##### DATA FOR PROCESSING

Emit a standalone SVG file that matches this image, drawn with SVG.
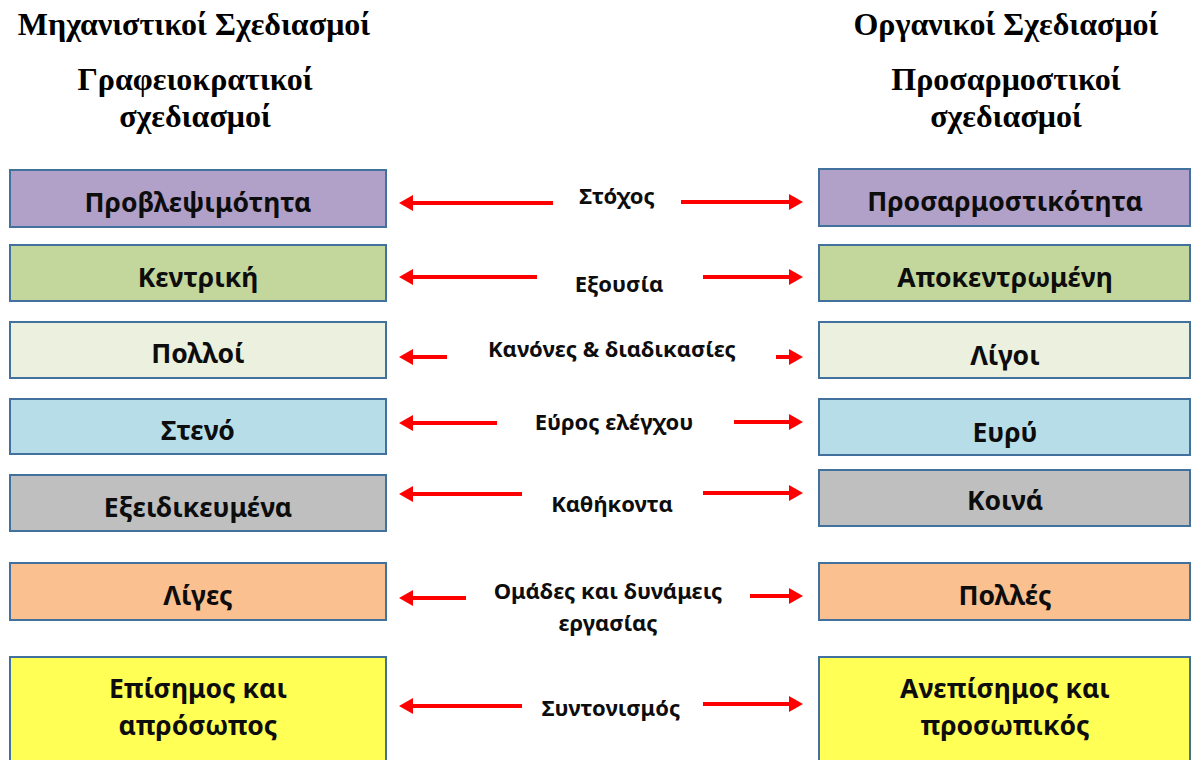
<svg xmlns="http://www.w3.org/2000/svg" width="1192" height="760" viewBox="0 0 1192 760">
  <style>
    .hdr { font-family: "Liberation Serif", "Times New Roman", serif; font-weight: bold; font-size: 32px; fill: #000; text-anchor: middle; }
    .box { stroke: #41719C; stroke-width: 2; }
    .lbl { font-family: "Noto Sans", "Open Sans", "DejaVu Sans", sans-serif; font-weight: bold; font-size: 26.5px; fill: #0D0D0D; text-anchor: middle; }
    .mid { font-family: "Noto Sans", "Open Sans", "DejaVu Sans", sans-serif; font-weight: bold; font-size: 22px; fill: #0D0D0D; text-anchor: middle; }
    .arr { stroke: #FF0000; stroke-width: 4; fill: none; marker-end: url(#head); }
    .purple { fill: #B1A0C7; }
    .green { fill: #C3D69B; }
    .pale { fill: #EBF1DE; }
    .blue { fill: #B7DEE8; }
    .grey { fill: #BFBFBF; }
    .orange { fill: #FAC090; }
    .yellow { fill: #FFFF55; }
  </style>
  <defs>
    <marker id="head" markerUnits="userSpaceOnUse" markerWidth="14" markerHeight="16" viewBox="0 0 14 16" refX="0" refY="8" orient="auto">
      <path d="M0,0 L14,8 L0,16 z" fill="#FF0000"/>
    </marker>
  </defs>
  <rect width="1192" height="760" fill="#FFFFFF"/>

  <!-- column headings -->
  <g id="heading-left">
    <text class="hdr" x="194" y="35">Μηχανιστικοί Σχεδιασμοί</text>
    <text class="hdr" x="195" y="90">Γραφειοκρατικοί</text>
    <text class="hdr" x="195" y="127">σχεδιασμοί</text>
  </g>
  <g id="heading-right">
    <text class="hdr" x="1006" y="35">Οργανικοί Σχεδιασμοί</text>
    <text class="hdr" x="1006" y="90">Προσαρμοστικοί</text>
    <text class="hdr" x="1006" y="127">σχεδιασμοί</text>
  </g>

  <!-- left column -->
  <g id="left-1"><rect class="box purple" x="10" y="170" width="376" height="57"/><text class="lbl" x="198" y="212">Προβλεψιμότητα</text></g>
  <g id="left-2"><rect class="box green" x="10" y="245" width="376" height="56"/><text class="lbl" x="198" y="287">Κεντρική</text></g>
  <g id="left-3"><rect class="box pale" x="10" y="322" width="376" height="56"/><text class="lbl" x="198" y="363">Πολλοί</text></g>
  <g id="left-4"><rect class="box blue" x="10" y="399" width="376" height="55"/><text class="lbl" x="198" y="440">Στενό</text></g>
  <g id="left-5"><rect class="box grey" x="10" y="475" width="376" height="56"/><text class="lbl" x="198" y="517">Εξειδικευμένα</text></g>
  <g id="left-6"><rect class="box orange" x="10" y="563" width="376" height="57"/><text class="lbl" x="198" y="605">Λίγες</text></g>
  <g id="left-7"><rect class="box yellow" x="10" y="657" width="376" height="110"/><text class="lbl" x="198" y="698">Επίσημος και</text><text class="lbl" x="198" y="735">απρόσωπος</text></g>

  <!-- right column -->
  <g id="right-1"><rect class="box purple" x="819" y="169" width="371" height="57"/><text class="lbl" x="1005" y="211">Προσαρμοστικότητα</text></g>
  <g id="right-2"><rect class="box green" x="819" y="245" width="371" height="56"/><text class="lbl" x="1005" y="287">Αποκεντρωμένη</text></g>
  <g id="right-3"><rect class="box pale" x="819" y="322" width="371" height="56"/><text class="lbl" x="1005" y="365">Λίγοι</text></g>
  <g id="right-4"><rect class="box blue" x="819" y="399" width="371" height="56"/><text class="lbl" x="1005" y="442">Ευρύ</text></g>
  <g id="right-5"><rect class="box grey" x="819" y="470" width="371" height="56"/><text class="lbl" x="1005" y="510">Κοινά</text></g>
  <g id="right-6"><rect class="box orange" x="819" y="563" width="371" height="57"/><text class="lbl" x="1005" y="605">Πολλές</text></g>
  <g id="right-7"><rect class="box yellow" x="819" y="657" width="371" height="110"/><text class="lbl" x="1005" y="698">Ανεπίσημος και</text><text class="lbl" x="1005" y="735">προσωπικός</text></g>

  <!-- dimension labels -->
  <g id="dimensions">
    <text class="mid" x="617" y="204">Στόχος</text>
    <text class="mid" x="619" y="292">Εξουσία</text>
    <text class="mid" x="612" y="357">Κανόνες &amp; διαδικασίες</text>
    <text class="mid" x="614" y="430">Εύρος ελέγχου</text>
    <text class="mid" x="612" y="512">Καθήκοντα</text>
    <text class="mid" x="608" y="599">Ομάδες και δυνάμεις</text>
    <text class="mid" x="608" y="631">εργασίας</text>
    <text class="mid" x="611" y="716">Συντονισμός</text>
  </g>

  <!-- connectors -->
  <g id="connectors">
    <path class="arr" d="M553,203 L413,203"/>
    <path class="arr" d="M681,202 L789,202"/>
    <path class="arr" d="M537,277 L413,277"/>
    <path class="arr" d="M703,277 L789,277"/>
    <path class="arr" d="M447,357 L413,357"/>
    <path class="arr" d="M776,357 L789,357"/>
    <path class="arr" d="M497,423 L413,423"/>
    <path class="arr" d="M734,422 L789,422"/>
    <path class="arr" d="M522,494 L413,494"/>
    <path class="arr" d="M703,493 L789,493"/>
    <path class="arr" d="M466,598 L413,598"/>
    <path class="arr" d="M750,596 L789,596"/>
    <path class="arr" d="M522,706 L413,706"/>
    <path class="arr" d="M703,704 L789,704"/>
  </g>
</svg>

##########
##### DATA FOR PROCESSING

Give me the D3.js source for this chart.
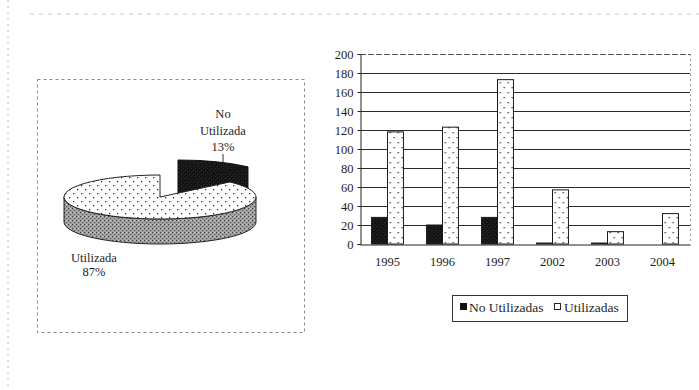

##########
##### DATA FOR PROCESSING

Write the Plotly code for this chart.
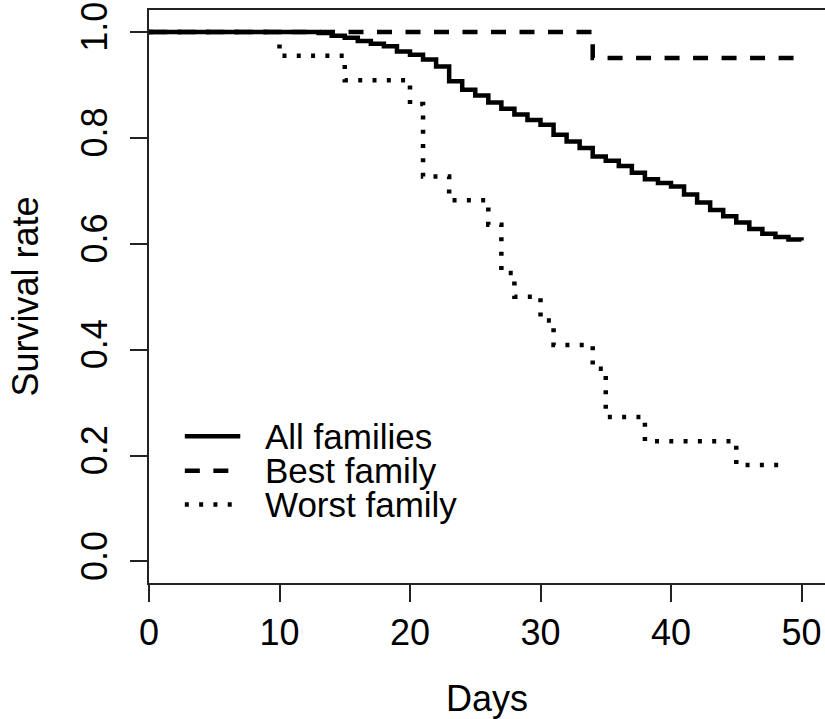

##########

WHAT THE EXERCISE ASKS
Of the lines above, copy each that contains "chart".

TASK OUTPUT
Give me the D3.js source for this chart.
Write the Plotly code for this chart.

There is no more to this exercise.